For Immediate Release
Contact: Will Falk: (319) 830-6086 Max Wilbert: (206) 948-7790
Activists Occupy Site of Proposed Mine That Would Yield 25% of World’s Lithium Supply, a Key Ingredient in Electric Car Batteries
Lithium is the miracle element powering your smartphone and under the hood of every electric car. But will batteries save the planet or cause more harm? The controversy is heating up in Nevada.
RENO, Nevada — Activists aiming to stop Lithium Americas’ Thacker Pass open-pit lithium mine – what would be the United States’ largest lithium mine – launched a permanent protest encampment hours after the Bureau of Land Management gave final approval to the mine on January 15. The Thacker Pass project, located in northwestern Nevada, would provide 25% of the world’s lithium, a key ingredient for electric car batteries.
Despite winter conditions at Thacker Pass, protestors have erected tents, a wood stove, and protest signs. Lawyer Will Falk, who is on site, says they mean to stay for as long as it takes to protect this old-growth sagebrush mountainside.
“Environmentalists might be confused about why we want to interfere with the production of electric car batteries,” says Falk. “But, it’s wrong to destroy a mountain for any reason – whether the reason is fossil fuels or lithium.”
Max Wilbert, another organizer of the protest and author of Bright Green Lies, a book analyzing the environmental harms of renewable energy projects, says: “To protect what’s left of the natural world, we must leave minerals in the ground – not just oil and gas – and learn to live within ecological constraints as respectful members of natural communities. Humans must learn to live with less. Or, we will not live at all.”
Activists will remain in place and block all construction, mining, and road-building activities. They demand:
1. The establishment of a protected area at Thacker Pass preserved for the enjoyment of future generations, for wildlife, and for water quality;
2. Lithium Americas’ immediate abandonment of the Thacker Pass project; and
3. A sincere apology from Lithium Americas Corporation for claiming that the project is “green.”
The Thacker Pass mine proposal, located roughly 130 miles northeast of Reno, is one of a handful of large mining and energy projects fast-tracked by the outgoing Trump administration in what a December article in the New York Times called an “intense push” to “find ways to increase domestic energy and mining production.”
Though Lithium Americas claims it strives “to build a business where the well-being of the local community is essential to its success,” this mine has faced objections from local residents, tribal members, ranchers, and environmental groups, who are concerned about project impacts on wildlife and rural quality of life.
Impacts on the local human community include increases in heavy truck traffic, noise and light pollution, air quality issues, and reductions in the water table.

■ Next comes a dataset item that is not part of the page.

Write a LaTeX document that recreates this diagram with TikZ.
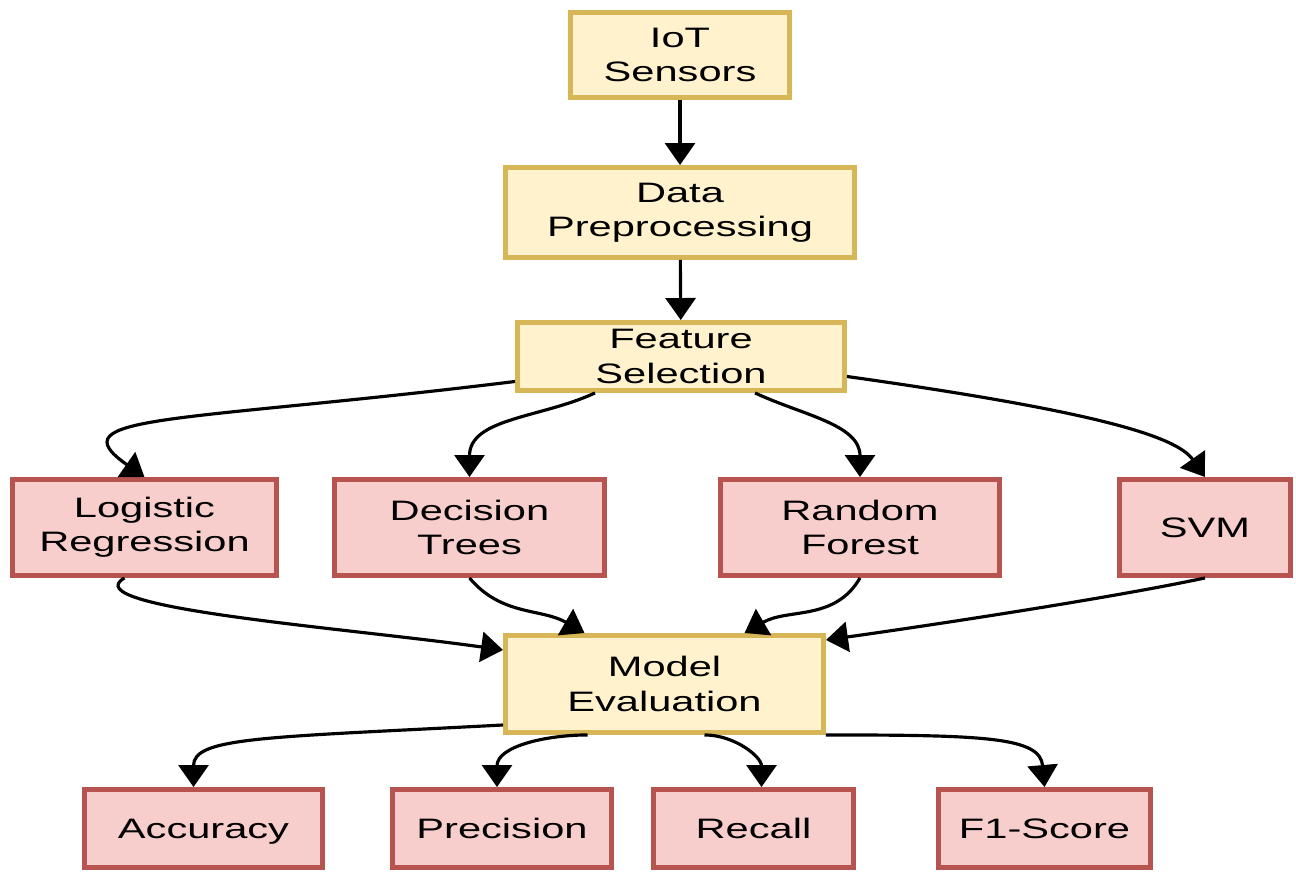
\documentclass[tikz,border=0pt]{standalone}
\usepackage{fontspec}
\setmainfont[FakeStretch=1.48]{Liberation Sans}
\usetikzlibrary{arrows.meta}
\definecolor{ylwfill}{HTML}{FFF2CC}
\definecolor{ylwline}{HTML}{D6B656}
\definecolor{redfill}{HTML}{F8CECC}
\definecolor{redline}{HTML}{B85450}
\tikzset{
	stagebox/.style={draw=ylwline, fill=ylwfill, line width=1.4pt, align=center, inner sep=0pt},
	algbox/.style={draw=redline, fill=redfill, line width=1.4pt, align=center, inner sep=0pt},
	onerow/.style={text height=5.7pt, text depth=0pt},
	flow/.style={line width=0.9pt, -{Triangle[width=0.30cm,length=0.22cm]}}
}

\begin{document}
\begin{tikzpicture}
		\tikzstyle{every node}=[font=\fontsize{8}{9.7}\selectfont]
		\useasboundingbox (0,0) rectangle (12.96,-8.76);

		% pipeline stages
		\node[stagebox, minimum width=2.19cm, minimum height=0.85cm] (iot) at (6.80,-0.55) {IoT\\Sensors};
		\node[stagebox, minimum width=3.49cm, minimum height=0.90cm] (prep) at (6.80,-2.125) {Data\\Preprocessing};
		\node[stagebox, minimum width=3.27cm, minimum height=0.68cm] (feat) at (6.81,-3.565) {Feature\\Selection};

		% models
		\node[algbox, minimum width=2.64cm, minimum height=0.96cm] (lr) at (1.445,-5.275) {Logistic\\Regression};
		\node[algbox, minimum width=2.70cm, minimum height=0.96cm] (dt) at (4.695,-5.275) {Decision\\Trees};
		\node[algbox, minimum width=2.79cm, minimum height=0.96cm] (rf) at (8.60,-5.275) {Random\\Forest};
		\node[algbox, onerow, minimum width=1.71cm, minimum height=0.96cm] (svm) at (12.05,-5.275) {SVM};

		\node[stagebox, minimum width=3.18cm, minimum height=0.97cm] (me) at (6.645,-6.84) {Model\\Evaluation};

		% metrics
		\node[algbox, onerow, minimum width=2.38cm, minimum height=0.78cm] (acc) at (2.035,-8.285) {Accuracy};
		\node[algbox, onerow, minimum width=2.19cm, minimum height=0.78cm] (prec) at (5.02,-8.285) {Precision};
		\node[algbox, onerow, minimum width=2.00cm, minimum height=0.78cm] (rec) at (7.535,-8.285) {Recall};
		\node[algbox, onerow, minimum width=2.12cm, minimum height=0.78cm] (f1) at (10.445,-8.285) {F1-Score};

		% -----------------------------------------------------
		\draw[flow] (iot) -- (prep);
		\draw[flow] (prep) -- (feat);

		\draw[flow] ([yshift=-0.25cm]feat.west) to[out=187,in=145,out distance=3.4cm,in distance=1.1cm] (lr.north);
		\draw[flow] ([xshift=-0.86cm]feat.south) to[out=205,in=90] (dt.north);
		\draw[flow] ([xshift=0.74cm]feat.south) to[out=-25,in=90] (rf.north);
		\draw[flow] ([yshift=-0.2cm]feat.east) to[out=-8,in=125,out distance=2.5cm,in distance=0.5cm] (svm.north);

		% -----------------------------------------------------
		\draw[flow] ([xshift=-0.2cm]lr.south) to[out=210,in=172,out distance=0.6cm,in distance=1.6cm] ([yshift=0.34cm]me.west);
		\draw[flow] (dt.south) to[out=-50,in=150] ([xshift=-0.80cm]me.north);
		\draw[flow] (rf.south) to[out=-120,in=30] ([xshift=0.80cm]me.north);
		\draw[flow] (svm.south) to[out=192,in=8,out distance=1cm,in distance=1cm] ([yshift=0.44cm]me.east);

		% -----------------------------------------------------
		\draw[flow] ([yshift=-0.41cm]me.west) to[out=183,in=90,out distance=2.4cm,in distance=0.5cm] ([xshift=-0.1cm]acc.north);
		\draw[flow] ([xshift=-0.77cm]me.south) to[out=180,in=90] ([xshift=-0.05cm]prec.north);
		\draw[flow] ([xshift=0.4cm]me.south) to[out=0,in=90] ([xshift=0.08cm]rec.north);
		\draw[flow] (me.south east) to[out=0,in=95,out distance=1.6cm,in distance=0.5cm] (f1.north);

\end{tikzpicture}
\end{document}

Meanwhile, project documents detail potential harm to many species.
- The threatened Greater sage grouse, whose populations have been reduced by between 97% and 99% from historic levels, and for whom the Thacker Pass area represents the best remaining habitat in Nevada. Thacker Pass is located in the Lone Willow population management unit, which is home to between 5 and 8% of the entire global population. This project would sever a key connectivity corridor between portions of the habitat;
- Lahontan cutthroat trout, a federally “threatened” species under the Endangered Species Act which exists in only a small fraction of its historic range, including the Quinn River basin downstream of Thacker Pass;
- Pronghorn antelope, whose migration routes would be severed by the mine; and
- A critically imperiled endemic snail species known as the Kings River pyrg that is known to reside in only 13 isolated springs. According to one group of scientists, “the Thacker Pass Project area might contain the entire known population of Kings River pyrg,” thereby putting the species at risk of extinction.
- Other species who will be harmed by the project include Burrowing owls, Golden eagles, several bat species, native bees and other pollinators, Crosby’s Buckwheat, and rare old-growth big sagebrush.
Lithium Americas plans to build large tailing ponds for toxic waste, drill new wells, build a sulfuric acid processing plant, import more than 170 semi-loads of sulfur (a byproduct from oil refineries) per day, pump 850 million gallons of water annually, and dig an open pit of more than 2 square miles into the Thacker Pass mountainside. Despite Lithium America claims that this will be a “carbon neutral” mine, the project will burn some 26,000 gallons of diesel fuel per day.